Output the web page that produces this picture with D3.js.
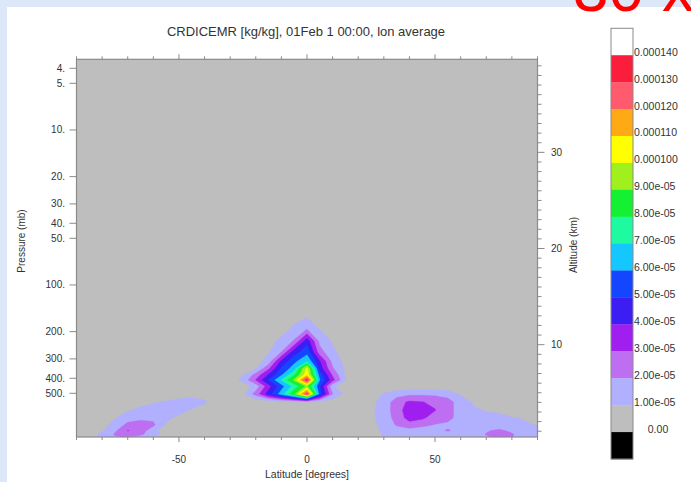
<!DOCTYPE html>
<html><head><meta charset="utf-8">
<script src="https://cdn.jsdelivr.net/npm/d3@7"></script>
<style>
html,body{margin:0;padding:0;background:#dce8f7;overflow:hidden;}
svg{display:block;}
text{font-family:"Liberation Sans", Arial, Helvetica, sans-serif;}
</style></head><body>
<svg id="chart" width="691" height="482"></svg>
<script>
// ---------------- data ----------------
const latitudes = [-90,-85,-80,-75,-70,-65,-60,-55,-50,-45,-40,-35,-30,-25,-20,-15,-10,-5,0,5,10,15,20,25,30,35,40,45,50,55,60,65,70,75,80,85,90];
const pressureLevels = [3.5,120,150,190,230,270,310,345,378,410,450,505,570,640,720,800,870,920,957];
// CRDICEMR values in units of 1e-5 kg/kg; rows follow pressureLevels, columns follow latitudes
const values = [
 [0,0,0,0,0,0,0,0,0,0,0, 0,0,0,0,0,0,0,0,0,0,0,0, 0,0,0,0,0,0,0,0,0,0,0,0,0,0],
 [0,0,0,0,0,0,0,0,0,0,0, 0,0,0,0,0,0,0,0,0,0,0,0, 0,0,0,0,0,0,0,0,0,0,0,0,0,0],
 [0,0,0,0,0,0,0,0,0,0,0, 0,0,0,0,0,0.2,0.4,0.6,0.4,0.2,0,0, 0,0,0,0,0,0,0,0,0,0,0,0,0,0],
 [0,0,0,0,0,0,0,0,0,0,0, 0,0,0,0,0.2,0.5,1.2,1.8,0.9,0.4,0.1,0, 0,0,0,0,0,0,0,0,0,0,0,0,0,0],
 [0,0,0,0,0,0,0,0,0,0,0, 0,0,0,0.2,0.6,1.3,2.1,4.6,1.7,0.9,0.3,0.1, 0,0,0,0,0,0,0,0,0,0,0,0,0,0],
 [0,0,0,0,0,0,0,0,0,0,0, 0,0,0.2,0.4,0.9,2.0,4.5,5.6,2.4,1.2,0.5,0.2, 0,0,0,0,0,0,0,0,0,0,0,0,0,0],
 [0,0,0,0,0,0,0,0,0,0,0, 0,0.1,0.3,0.6,1.4,4.2,5.7,6.9,4.05,1.7,0.7,0.3, 0.1,0,0,0,0,0,0,0,0,0,0,0,0,0],
 [0,0,0,0,0,0,0,0,0,0,0, 0,0.2,0.4,0.9,2.8,5.1,6.5,10.3,4.5,2.1,0.8,0.3, 0.1,0,0,0,0,0,0,0,0,0,0,0,0,0],
 [0,0,0,0,0,0,0,0,0,0,0, 0.1,0.4,0.9,2.3,4.05,5.8,7.8,10.6,5.5,2.8,0.9,0.4, 0.1,0,0,0,0,0,0,0,0,0,0,0,0,0],
 [0,0,0,0,0,0,0,0,0,0,0, 0.2,0.5,1.3,3.05,5.05,7.05,9.2,13.6,6.05,3.4,1.05,0.4, 0.2,0,0,0,0,0,0,0,0,0,0,0,0,0],
 [0.1,0.1,0.1,0.1,0.1,0.1,0.1,0.1,0.1,0.1,0.1, 0.1,0.2,0.4,1.4,3.6,5.6,7.4,9.2,5.05,1.2,0.4,0.2, 0.2,0.3,0.3,0.3,0.3,0.3,0.3,0.2,0.2,0.1,0.1,0.1,0.1,0.1],
 [0.1,0.1,0.1,0.1,0.2,0.2,0.3,0.4,0.6,0.7,0.7, 0.4,0.3,0.8,2.4,4.5,6.5,8.8,13.2,5.5,2.05,0.7,0.3, 0.6,1.1,1.6,1.8,1.8,1.8,1.6,0.9,0.5,0.3,0.2,0.2,0.2,0.2],
 [0.1,0.1,0.2,0.3,0.5,0.7,0.9,1.1,1.3,1.4,1.1, 0.6,0.3,0.3,0.3,0.3,0.5,0.7,0.8,0.6,0.4,0.3,0.3, 0.7,1.4,2.5,3.2,3.05,2.7,2.4,1.5,0.9,0.6,0.4,0.3,0.3,0.3],
 [0.1,0.2,0.3,0.6,0.9,1.2,1.5,1.5,1.3,0.95,0.6, 0.3,0.2,0.2,0.2,0.2,0.2,0.2,0.2,0.2,0.2,0.2,0.3, 0.8,1.5,2.5,3.6,3.4,3.05,2.4,1.5,1.1,0.95,0.85,0.6,0.5,0.4],
 [0.2,0.3,0.6,0.95,1.5,1.8,1.8,1.2,0.8,0.5,0.3, 0.2,0.2,0.2,0.2,0.2,0.2,0.2,0.2,0.2,0.2,0.2,0.3, 0.8,1.4,2.4,3.4,3.2,2.5,2.3,1.6,1.3,1.2,1.2,1.05,0.95,0.6],
 [0.3,0.5,0.7,1.3,2.3,2.4,2.2,0.9,0.6,0.3,0.2, 0.1,0.2,0.2,0.2,0.2,0.2,0.2,0.2,0.2,0.2,0.2,0.3, 0.7,1.3,2.1,2.6,2.2,1.95,1.8,1.6,1.5,1.4,1.3,1.2,1.1,0.95],
 [0.3,0.6,0.9,1.8,3.05,2.6,1.3,0.5,0.4,0.2,0.1, 0.1,0.2,0.2,0.2,0.2,0.2,0.2,0.2,0.2,0.2,0.2,0.3, 0.6,1.2,1.5,1.6,1.6,1.7,2.1,1.6,1.6,1.9,2.2,1.8,1.4,1.3],
 [0.3,0.6,1.2,2.1,2.5,2.2,1.4,0.6,0.3,0.2,0.1, 0.1,0.2,0.2,0.2,0.2,0.2,0.2,0.2,0.2,0.2,0.2,0.3, 0.5,1.1,1.4,1.4,1.5,1.5,1.6,1.5,1.6,2.05,2.3,2.1,1.5,1.4],
 [0.3,0.6,1.2,1.9,2.1,1.6,0.9,0.5,0.3,0.2,0.1, 0.1,0.2,0.2,0.2,0.2,0.2,0.2,0.2,0.2,0.2,0.2,0.3, 0.5,1.05,1.3,1.4,1.4,1.4,1.5,1.5,1.6,1.9,2.2,2.05,1.5,1.4]
];
// contour levels (1e-5 kg/kg) and fill colours for values >= each level
const thresholds = [1,2,3,4,5,6,7,8,9,10,11,12,13,14];
const levelColors = ["#b0b0ff","#be6ef0","#a01ef0","#3c1ef5","#1446ff","#14c8ff","#1efaa0","#14f032","#a0f01e","#ffff00","#ffaa14","#ff5a6e","#fa1e3c","#ffffff"];
const baseColor = "#bebebe";
// colour bar, top to bottom
const colorbarColors = ["#ffffff","#fa1e3c","#ff5a6e","#ffaa14","#ffff00","#a0f01e","#14f032","#1efaa0","#14c8ff","#1446ff","#3c1ef5","#a01ef0","#be6ef0","#b0b0ff","#bebebe","#000000"];
const colorbarLabels = ["0.000140","0.000130","0.000120","0.000110","0.000100","9.00e-05","8.00e-05","7.00e-05","6.00e-05","5.00e-05","4.00e-05","3.00e-05","2.00e-05","1.00e-05","0.00"];
const pressureTicks = [4,5,10,20,30,40,50,100,200,300,400,500];
const pressureTickLabels = ["4.","5.","10.","20.","30.","40.","50.","100.","200.","300.","400.","500."];
const latMinorTicks = [-90,-80,-70,-60,-50,-40,-30,-20,-10,0,10,20,30,40,50,60,70,80,90];
const latMajorTicks = [-50,0,50];
const altMinorTicks = [1,2,3,4,5,6,7,8,9,11,12,13,14,15,16,17,18,19,21,22,23,24,25,26,27,28,29,31,32,33,34,35,36,37,38,39];
const altMajorTicks = [10,20,30];
const titleText = "CRDICEMR [kg/kg], 01Feb 1 00:00, lon average";

// ---------------- drawing ----------------
const svg = d3.select("#chart");
const W = 691, H = 482;
svg.append("rect").attr("width", W).attr("height", H).attr("fill", "#dce8f7");
svg.append("rect").attr("x", 7).attr("y", 7).attr("width", W - 7).attr("height", H - 7).attr("fill", "#ffffff");
svg.append("text").attr("x", 573).attr("y", 11).attr("font-size", 64).attr("fill", "#ff0000").text("30 x");

const X0 = 76.5, X1 = 537.5, Y0 = 59.3, Y1 = 437;
const x = d3.scaleLinear().domain([-90, 90]).range([X0, X1]);
const y = d3.scaleLog().domain([3.5, 957]).range([Y0, Y1]);
const altY = z => y(1013.25 * Math.exp(-z / 7));

svg.append("defs").append("clipPath").attr("id", "plotclip")
  .append("rect").attr("x", X0).attr("y", Y0).attr("width", X1 - X0).attr("height", Y1 - Y0);

svg.append("rect").attr("x", X0).attr("y", Y0).attr("width", X1 - X0).attr("height", Y1 - Y0).attr("fill", baseColor);

const nx = latitudes.length, ny = pressureLevels.length;
const colX = latitudes.map(d => x(d));
const rowY = pressureLevels.map(d => y(d));
function interp(arr, s) {
  s = Math.max(0, Math.min(arr.length - 1, s));
  const i = Math.min(arr.length - 2, Math.floor(s));
  const f = s - i;
  return arr[i] + f * (arr[i + 1] - arr[i]);
}
const proj = d3.geoTransform({
  point(px, py) { this.stream.point(interp(colX, px - 0.5), interp(rowY, py - 0.5)); }
});
const path = d3.geoPath(proj);
const contours = d3.contours().size([nx, ny]).thresholds(thresholds)(values.flat());

svg.append("g").attr("clip-path", "url(#plotclip)")
  .selectAll("path").data(contours).join("path")
  .attr("d", path)
  .attr("fill", (d, i) => levelColors[i])
  .attr("fill-rule", "evenodd")
  .attr("stroke", (d, i) => levelColors[i])
  .attr("stroke-width", 0.3);

svg.append("rect").attr("x", X0).attr("y", Y0).attr("width", X1 - X0).attr("height", Y1 - Y0)
  .attr("fill", "none").attr("stroke", "#8a8a8a").attr("stroke-width", 1.2);

const tickColor = "#8a8a8a", textColor = "#333";
const g = svg.append("g").attr("stroke", tickColor).attr("stroke-width", 1);
latMinorTicks.forEach(v => {
  const big = latMajorTicks.includes(v);
  const L = big ? 5 : 3;
  g.append("line").attr("x1", x(v)).attr("x2", x(v)).attr("y1", Y1).attr("y2", Y1 + L);
  g.append("line").attr("x1", x(v)).attr("x2", x(v)).attr("y1", Y0).attr("y2", Y0 - L);
});
pressureTicks.forEach(v => {
  g.append("line").attr("x1", X0 - 7).attr("x2", X0).attr("y1", y(v)).attr("y2", y(v));
});
altMinorTicks.forEach(v => {
  g.append("line").attr("x1", X1).attr("x2", X1 + 4).attr("y1", altY(v)).attr("y2", altY(v));
});
altMajorTicks.forEach(v => {
  g.append("line").attr("x1", X1).attr("x2", X1 + 7).attr("y1", altY(v)).attr("y2", altY(v));
});

const t = svg.append("g").attr("fill", textColor).attr("font-size", 10);
latMajorTicks.forEach(v => {
  t.append("text").attr("x", x(v)).attr("y", 462.5).attr("text-anchor", "middle").text(v);
});
pressureTicks.forEach((v, i) => {
  t.append("text").attr("x", 65).attr("y", y(v)).attr("dy", "0.35em").attr("text-anchor", "end").text(pressureTickLabels[i]);
});
altMajorTicks.forEach(v => {
  t.append("text").attr("x", 551).attr("y", altY(v)).attr("dy", "0.35em").text(v);
});
t.append("text").attr("x", (X0 + X1) / 2).attr("y", 478).attr("text-anchor", "middle").attr("font-size", 10.5).text("Latitude [degrees]");
t.append("text").attr("transform", "translate(25,241) rotate(-90)").attr("text-anchor", "middle").attr("font-size", 10).text("Pressure (mb)");
t.append("text").attr("transform", "translate(577,245) rotate(-90)").attr("text-anchor", "middle").attr("font-size", 10).text("Altitude (km)");
svg.append("text").attr("x", 306).attr("y", 35.5).attr("text-anchor", "middle").attr("font-size", 13).attr("fill", textColor).text(titleText);

const cb = d3.scaleBand().domain(d3.range(colorbarColors.length)).range([28.3, 459]);
const cbX = 611, cbW = 22;
svg.append("g").selectAll("rect").data(colorbarColors).join("rect")
  .attr("x", cbX).attr("y", (d, i) => cb(i)).attr("width", cbW).attr("height", cb.bandwidth() + 0.3)
  .attr("fill", d => d);
svg.append("rect").attr("x", cbX).attr("y", 28.3).attr("width", cbW).attr("height", 459 - 28.3)
  .attr("fill", "none").attr("stroke", "#8a8a8a").attr("stroke-width", 1);
svg.append("g").attr("fill", textColor).attr("font-size", 10.5)
  .selectAll("text").data(colorbarLabels).join("text")
  .attr("x", (d, i) => i === colorbarLabels.length - 1 ? 658 : 634)
  .attr("text-anchor", (d, i) => i === colorbarLabels.length - 1 ? "middle" : "start")
  .attr("y", (d, i) => cb(i) + cb.bandwidth() + 0.5)
  .text(d => d);
</script>
</body></html>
######
Stated task: Pick out lines containing the word "this", each one as written.

Finished task:
Output the web page that produces this picture with D3.js.
  point(px, py) { this.stream.point(interp(colX, px - 0.5), interp(rowY, py - 0.5)); }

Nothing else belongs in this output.